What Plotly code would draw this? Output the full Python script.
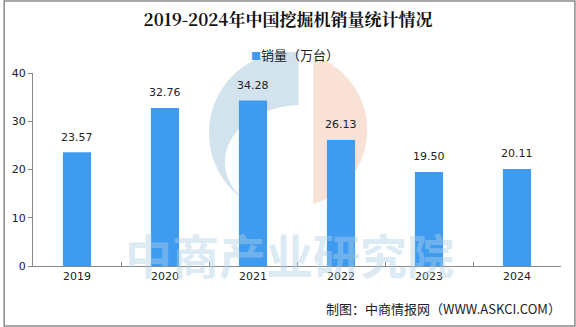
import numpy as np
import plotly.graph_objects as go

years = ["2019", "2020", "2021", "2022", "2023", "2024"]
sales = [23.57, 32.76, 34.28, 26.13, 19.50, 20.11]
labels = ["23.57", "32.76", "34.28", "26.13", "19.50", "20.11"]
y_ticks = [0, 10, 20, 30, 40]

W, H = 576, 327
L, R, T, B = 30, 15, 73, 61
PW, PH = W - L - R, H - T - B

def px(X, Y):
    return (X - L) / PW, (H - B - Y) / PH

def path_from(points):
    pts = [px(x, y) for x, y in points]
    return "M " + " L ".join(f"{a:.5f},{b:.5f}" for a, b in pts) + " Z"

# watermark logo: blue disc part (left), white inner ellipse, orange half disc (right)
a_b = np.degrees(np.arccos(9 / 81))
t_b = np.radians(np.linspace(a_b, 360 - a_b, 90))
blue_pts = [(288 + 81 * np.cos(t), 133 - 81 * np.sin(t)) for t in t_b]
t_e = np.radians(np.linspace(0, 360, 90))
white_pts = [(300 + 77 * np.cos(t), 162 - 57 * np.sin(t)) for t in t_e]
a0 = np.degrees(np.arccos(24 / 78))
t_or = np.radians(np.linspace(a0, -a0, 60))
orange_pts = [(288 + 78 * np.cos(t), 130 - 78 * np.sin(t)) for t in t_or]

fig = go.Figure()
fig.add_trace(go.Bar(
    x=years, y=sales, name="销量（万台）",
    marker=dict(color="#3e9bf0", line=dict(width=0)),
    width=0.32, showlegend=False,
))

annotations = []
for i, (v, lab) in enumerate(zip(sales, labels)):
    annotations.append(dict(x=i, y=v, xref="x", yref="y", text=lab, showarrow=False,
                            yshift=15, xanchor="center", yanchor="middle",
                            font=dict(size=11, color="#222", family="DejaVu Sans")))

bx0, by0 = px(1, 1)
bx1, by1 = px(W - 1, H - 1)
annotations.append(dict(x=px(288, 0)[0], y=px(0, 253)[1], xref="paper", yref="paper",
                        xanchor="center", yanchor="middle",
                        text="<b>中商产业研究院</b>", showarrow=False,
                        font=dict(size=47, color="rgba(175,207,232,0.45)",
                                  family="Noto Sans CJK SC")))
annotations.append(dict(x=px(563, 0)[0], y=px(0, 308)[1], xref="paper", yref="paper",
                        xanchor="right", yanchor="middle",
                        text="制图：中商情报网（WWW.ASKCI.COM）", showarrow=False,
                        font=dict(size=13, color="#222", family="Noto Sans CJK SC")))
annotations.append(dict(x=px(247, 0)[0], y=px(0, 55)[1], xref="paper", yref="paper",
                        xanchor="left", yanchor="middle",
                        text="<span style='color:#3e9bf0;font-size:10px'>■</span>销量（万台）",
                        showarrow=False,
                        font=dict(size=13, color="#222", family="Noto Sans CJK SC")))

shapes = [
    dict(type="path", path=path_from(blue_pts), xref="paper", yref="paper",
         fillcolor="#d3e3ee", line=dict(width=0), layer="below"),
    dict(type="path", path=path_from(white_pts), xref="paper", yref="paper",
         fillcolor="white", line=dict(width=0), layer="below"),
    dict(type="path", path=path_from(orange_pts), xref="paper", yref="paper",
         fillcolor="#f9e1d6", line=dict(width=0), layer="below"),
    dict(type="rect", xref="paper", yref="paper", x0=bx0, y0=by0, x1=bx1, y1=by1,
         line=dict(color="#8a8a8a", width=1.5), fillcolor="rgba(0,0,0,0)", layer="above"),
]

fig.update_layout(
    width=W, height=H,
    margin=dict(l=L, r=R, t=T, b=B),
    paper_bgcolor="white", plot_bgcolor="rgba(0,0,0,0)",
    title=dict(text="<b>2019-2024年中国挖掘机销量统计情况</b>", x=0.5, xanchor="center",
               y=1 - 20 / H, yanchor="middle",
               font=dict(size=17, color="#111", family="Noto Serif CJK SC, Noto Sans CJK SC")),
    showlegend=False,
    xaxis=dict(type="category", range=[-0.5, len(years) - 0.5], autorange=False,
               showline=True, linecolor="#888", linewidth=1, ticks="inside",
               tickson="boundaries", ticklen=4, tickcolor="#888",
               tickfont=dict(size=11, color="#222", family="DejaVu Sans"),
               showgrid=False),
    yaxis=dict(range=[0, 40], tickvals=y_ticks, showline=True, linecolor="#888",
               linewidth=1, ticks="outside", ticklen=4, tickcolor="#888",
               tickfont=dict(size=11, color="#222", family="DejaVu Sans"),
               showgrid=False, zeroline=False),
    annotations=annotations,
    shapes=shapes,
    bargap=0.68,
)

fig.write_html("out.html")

★ ★ ★

== EXERCISE OBJECTIVE ==
Go from the first line of the listing to the line holding "PW, PH = W - L - R, H - T - B" and, please, transcribe those lines exactly, both included, with no pictures.

== WRITTEN ANSWER ==
What Plotly code would draw this? Output the full Python script.
import numpy as np
import plotly.graph_objects as go

years = ["2019", "2020", "2021", "2022", "2023", "2024"]
sales = [23.57, 32.76, 34.28, 26.13, 19.50, 20.11]
labels = ["23.57", "32.76", "34.28", "26.13", "19.50", "20.11"]
y_ticks = [0, 10, 20, 30, 40]

W, H = 576, 327
L, R, T, B = 30, 15, 73, 61
PW, PH = W - L - R, H - T - B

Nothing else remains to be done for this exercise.